Fall in value no case for mortgage cancellation
Judge Mohammed Khamis Bassiouni, who heads the Judiciary Committee appointed to hear disputes relating mortgage majors Tamweel and Amlak, said that most investors who come before the panel do not have a strong case.
“In most of the lawsuits, buyers and investors are asking for annulment of the contract because they are looking to recover their advance payments due to the decline in the value of real estate," Judge Bassiouni told this website in an exclusive interview.
“The committee receives about six new cases per month,” Bassiouni said, adding, “In about 90 per cent of the cases the verdicts were in favor of Amlak and Tamweel.

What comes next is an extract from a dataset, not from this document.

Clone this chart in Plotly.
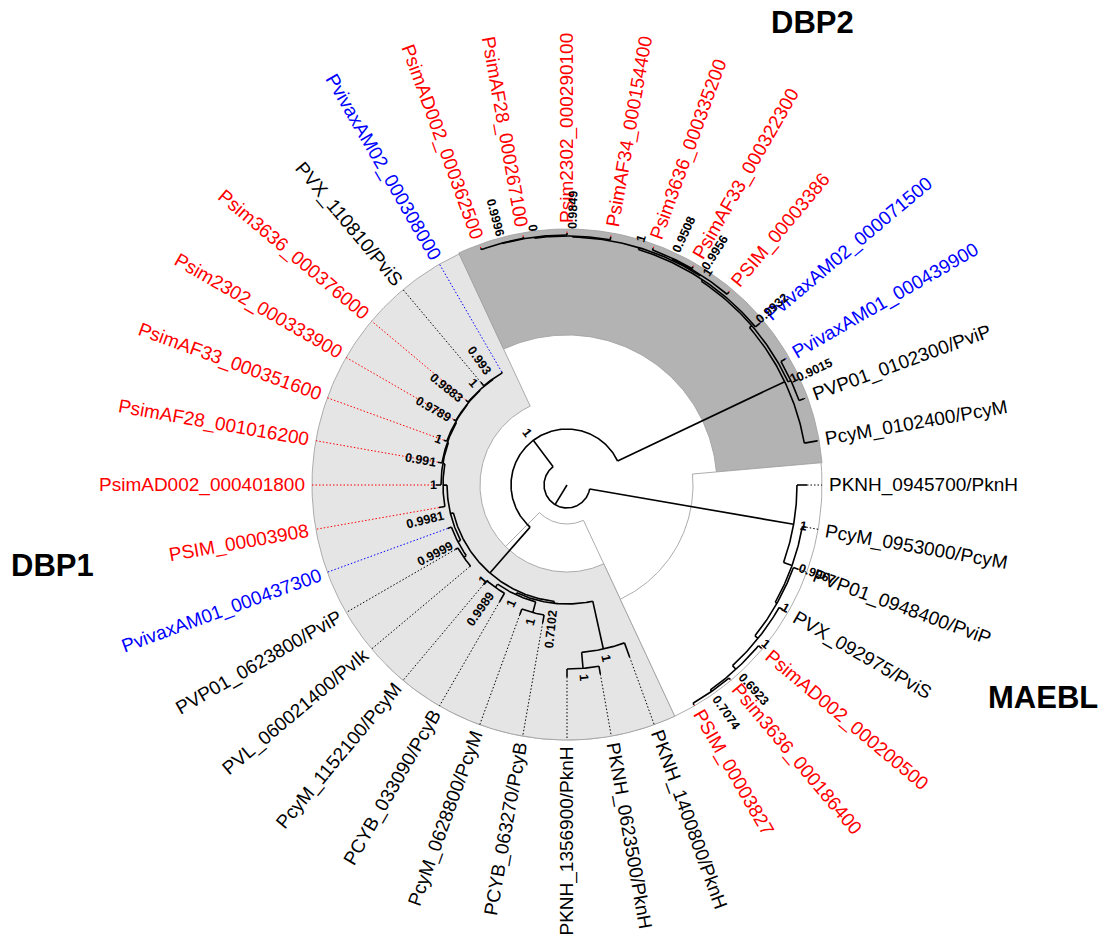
import math
import plotly.graph_objects as go

# ---------------- data ----------------
leaf_names = [
    "PcyM_0102400/PcyM", "PVP01_0102300/PviP", "PvivaxAM01_000439900", "PvivaxAM02_000071500",
    "PSIM_00003386", "PsimAF33_000322300", "Psim3636_000335200", "PsimAF34_000154400",
    "Psim2302_000290100", "PsimAF28_000267100", "PsimAD002_000362500",
    "PvivaxAM02_000308000", "PVX_110810/PviS", "Psim3636_000376000", "Psim2302_000333900",
    "PsimAF33_000351600", "PsimAF28_001016200", "PsimAD002_000401800", "PSIM_00003908",
    "PvivaxAM01_000437300", "PVP01_0623800/PviP", "PVL_060021400/PvIk", "PcyM_1152100/PcyM",
    "PCYB_033090/PcyB", "PcyM_0628800/PcyM", "PCYB_063270/PcyB", "PKNH_1356900/PknH",
    "PKNH_0623500/PknH", "PKNH_1400800/PknH",
    "PSIM_00003827", "Psim3636_000186400", "PsimAD002_000200500", "PVX_092975/PviS",
    "PVP01_0948400/PviP", "PcyM_0953000/PcyM", "PKNH_0945700/PknH",
]
leaf_group = [
    "ref", "ref", "am", "am",
    "sim", "sim", "sim", "sim", "sim", "sim", "sim",
    "am", "ref", "sim", "sim", "sim", "sim", "sim", "sim",
    "am", "ref", "ref", "ref", "ref", "ref", "ref", "ref", "ref", "ref",
    "sim", "sim", "sim", "ref", "ref", "ref", "ref",
]
leaf_parent = [
    "N2", "N4", "N4", "N5", "N7", "N8", "N8", "N9", "N10", "N11", "N11",
    "Q1", "Q1", "Q2", "Q3", "Q4", "Q5", "Q6", "Q7",
    "Dw", "Dv", "Dv", "DC", "DC", "DD", "DD", "DK2", "DK2", "DK",
    "M5", "M5", "M4", "M3", "M2", "M1", "MAEBL",
]
leaf_depth = [
    254, 252, 252, 252, 252, 252, 252, 252, 252, 252, 252,
    130.5, 134, 132, 131, 131, 131, 131, 130,
    127, 129, 127, 130, 135, 138, 140, 192, 192, 183,
    254, 254, 254, 249, 246, 243, 240,
]

node_names = ["root", "MAEBL", "M1", "M2", "M3", "M4", "M5",
              "N1", "N2", "N3", "N4", "N5", "N6", "N7", "N8", "N9", "N10", "N11",
              "D0", "Dleft", "Dw", "Dv", "Q7", "Q6", "Q5", "Q4", "Q3", "Q2", "Q1",
              "DX", "DE", "DC", "DD", "DK", "DK2"]
node_parent = [None, "root", "MAEBL", "M1", "M2", "M3", "M4",
               "root", "N1", "N2", "N3", "N3", "N5", "N6", "N7", "N6", "N9", "N10",
               "N1", "D0", "Dleft", "Dw", "Dleft", "Q7", "Q6", "Q5", "Q4", "Q3", "Q2",
               "D0", "DX", "DE", "DE", "DX", "DK"]
node_depth = [23, 230, 239, 241, 245, 250, 252,
              56, 241, 244, 247, 246, 248, 249, 250, 249, 250, 250.5,
              117, 120, 123, 126, 124, 126, 127, 128, 128.5, 129, 129.5,
              119, 121, 125, 132, 168, 184]
node_support = ["", "1", "0.9967", "1", "1", "0.6923", "0.7074",
                "1", "1", "0.9932", "0.9015", "1", "1", "0.9956", "0.9508", "0.9849", "0", "0.9996",
                "1", "0.9981", "0.9999", "", "1", "0.991", "1", "0.9789", "0.9883", "1", "0.993",
                "0.7102", "1", "0.9989", "1", "1", "1"]

clade_names = ["DBP1 core", "DBP1", "DBP2", "MAEBL"]
clade_theta_start = [225, 115, 5, 295]
clade_theta_end = [295, 295, 115, 365]
clade_inner = [39, 87, 150, 126]
clade_outer = [255, 255, 256, 255]
clade_fill = ["#ffffff", "#e5e5e5", "#b3b3b3", "#ffffff"]

title_text = ["DBP2", "DBP1", "MAEBL"]
title_xy = [(245, 463), (-515, -80), (476, -212)]

group_color = {"sim": "#ff0000", "am": "#0000ff", "ref": "#000000"}

# ---------------- geometry helpers ----------------
N_LEAF = len(leaf_names)
ALIGN_R = 255
LABEL_R = 262
LABEL_SIZE = 19
SUP_SIZE = 12.5
FONT = "Liberation Sans, Arial, Helvetica"

AW = {c: 556 for c in "0123456789_"}
AW.update({"/": 278, ".": 278})
AW.update(dict(zip("ABCDEFGHIJKLMNOPQRSTUVWXYZ",
                   [667, 667, 722, 722, 667, 611, 778, 722, 278, 500, 667, 556, 833,
                    722, 778, 667, 778, 722, 667, 611, 722, 667, 944, 667, 667, 611])))
AW.update(dict(zip("abcdefghijklmnopqrstuvwxyz",
                   [556, 556, 500, 556, 556, 278, 556, 556, 222, 222, 500, 222, 833,
                    556, 556, 556, 556, 333, 500, 278, 556, 500, 722, 500, 500, 500])))


def text_w(s, size):
    return sum(AW.get(ch, 556) for ch in s) * size / 1000.0


def pol(r, deg):
    a = math.radians(deg)
    return r * math.cos(a), r * math.sin(a)


def arc(r, a0, a1, step=1.0):
    n = max(2, int(abs(a1 - a0) / step) + 2)
    return [pol(r, a0 + (a1 - a0) * k / (n - 1)) for k in range(n)]


def text_angle(deg):
    d = deg % 360
    if 90 < d <= 270:
        ta = -(d + 180)
    else:
        ta = -d
    while ta <= -180:
        ta += 360
    while ta > 180:
        ta -= 360
    return ta


# ---------------- tree layout ----------------
depth = {}
parent = {}
children = {}
for i, nm in enumerate(node_names):
    depth[nm] = node_depth[i]
    parent[nm] = node_parent[i]
    children.setdefault(nm, [])
for i, nm in enumerate(leaf_names):
    depth[nm] = leaf_depth[i]
    parent[nm] = leaf_parent[i]
for nm, p in parent.items():
    if p is not None:
        children.setdefault(p, []).append(nm)

angle = {}
for i, nm in enumerate(leaf_names):
    angle[nm] = (i + 1) * 360.0 / N_LEAF


def node_angle(nm):
    if nm in angle:
        return angle[nm]
    a = sum(node_angle(c) for c in children[nm]) / len(children[nm])
    angle[nm] = a
    return a


node_angle("root")

fig = go.Figure()

# clade highlights
for k in range(len(clade_names)):
    pts = arc(clade_outer[k], clade_theta_start[k], clade_theta_end[k]) + \
        arc(clade_inner[k], clade_theta_end[k], clade_theta_start[k])
    pts.append(pts[0])
    fig.add_trace(go.Scatter(x=[p[0] for p in pts], y=[p[1] for p in pts], mode="lines",
                             fill="toself", fillcolor=clade_fill[k],
                             line=dict(color="#a3a3a3", width=0.9),
                             hoverinfo="skip", name=clade_names[k]))

# dotted alignment lines
for grp in ["ref", "sim", "am"]:
    xs, ys = [], []
    for i, nm in enumerate(leaf_names):
        if leaf_group[i] != grp:
            continue
        x0, y0 = pol(depth[nm], angle[nm])
        x1, y1 = pol(ALIGN_R, angle[nm])
        xs += [x0, x1, None]
        ys += [y0, y1, None]
    fig.add_trace(go.Scatter(x=xs, y=ys, mode="lines",
                             line=dict(color=group_color[grp], width=1, dash="1.5px,2px"),
                             hoverinfo="skip"))

# tree branches
xs, ys = [], []
for nm, p in parent.items():
    r1 = depth[nm]
    r0 = depth[p] if p is not None else 0.0
    x0, y0 = pol(r0, angle[nm])
    x1, y1 = pol(r1, angle[nm])
    xs += [x0, x1, None]
    ys += [y0, y1, None]
for nm in node_names:
    ch = children[nm]
    a_min = min(angle[c] for c in ch)
    a_max = max(angle[c] for c in ch)
    pts = arc(depth[nm], a_min, a_max, 0.5)
    xs += [p[0] for p in pts] + [None]
    ys += [p[1] for p in pts] + [None]
fig.add_trace(go.Scatter(x=xs, y=ys, mode="lines",
                         line=dict(color="black", width=1.6), hoverinfo="skip"))

annotations = []
# tip labels
for i, nm in enumerate(leaf_names):
    a = angle[nm]
    w = text_w(nm, LABEL_SIZE)
    cx, cy = pol(LABEL_R + w / 2.0, a)
    annotations.append(dict(x=cx, y=cy, text=nm, showarrow=False, xanchor="center",
                            yanchor="middle", textangle=text_angle(a),
                            font=dict(family=FONT, size=LABEL_SIZE,
                                      color=group_color[leaf_group[i]])))

# support labels
for i, nm in enumerate(node_names):
    s = node_support[i]
    if not s:
        continue
    a = angle[nm]
    w = text_w(s, SUP_SIZE) * 1.05
    cx, cy = pol(depth[nm] + 6 + w / 2.0, a)
    annotations.append(dict(x=cx, y=cy, text="<b>" + s + "</b>", showarrow=False,
                            xanchor="center", yanchor="middle", textangle=text_angle(a),
                            font=dict(family=FONT, size=SUP_SIZE, color="black")))

# clade titles
for t, (tx, ty) in zip(title_text, title_xy):
    annotations.append(dict(x=tx, y=ty, text="<b>" + t + "</b>", showarrow=False,
                            xanchor="center", yanchor="middle",
                            font=dict(family=FONT, size=31, color="black")))

fig.update_layout(
    width=1105, height=937,
    margin=dict(l=0, r=0, t=0, b=0),
    paper_bgcolor="white", plot_bgcolor="white",
    showlegend=False,
    xaxis=dict(range=[-567, 538], visible=False, fixedrange=True),
    yaxis=dict(range=[-452, 485], visible=False, fixedrange=True),
    annotations=annotations,
)

fig.write_html("out.html", config={"displayModeBar": False},
               post_script="document.body.style.margin='0px';document.body.style.padding='0px';"
                           "document.body.style.overflow='hidden';")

Currently there are between 25 and 30 cases pending before the committee and all of them are awaiting technical reports.”
The committee has issued verdicts in about 45 cases so far.
In a response to a question on whether the impact on buyers and investors is unfair, he said, "The financial crisis is an emergency and everyone is affected by it. Investors bought at a high price and now want to terminate the contract due to the decline in the price.
If someone buys a television for Dh1,000, it is not reasonable for the person try to return the TV to the company because of a reduction in the price a few days after buying it.”
He also clarified that some of the verdicts have gone in favor of the investor, because of lack of conformity to specifications of the residential unit according to the contract.
Judge Bassiouni stressed, “If it is proved that the breach of contract is from Amlak or Tamweel, we have ruled that the situation must return to what it was prior to the contract.”
Judge Bassiouni advised investors to opt for an amicable solution to save the time, effort and money, since the contracts between the parties are unambiguous and without appeal. “There must be a legal reason for the dissolution of them,” he said.
Regarding the high value of fees for filing a case against the two companies, Judge Bassiouni said, “The legal fees are set at 7.5 per cent of the value of the contract and a maximum of Dh30,000 is the court fee according to the court decree.”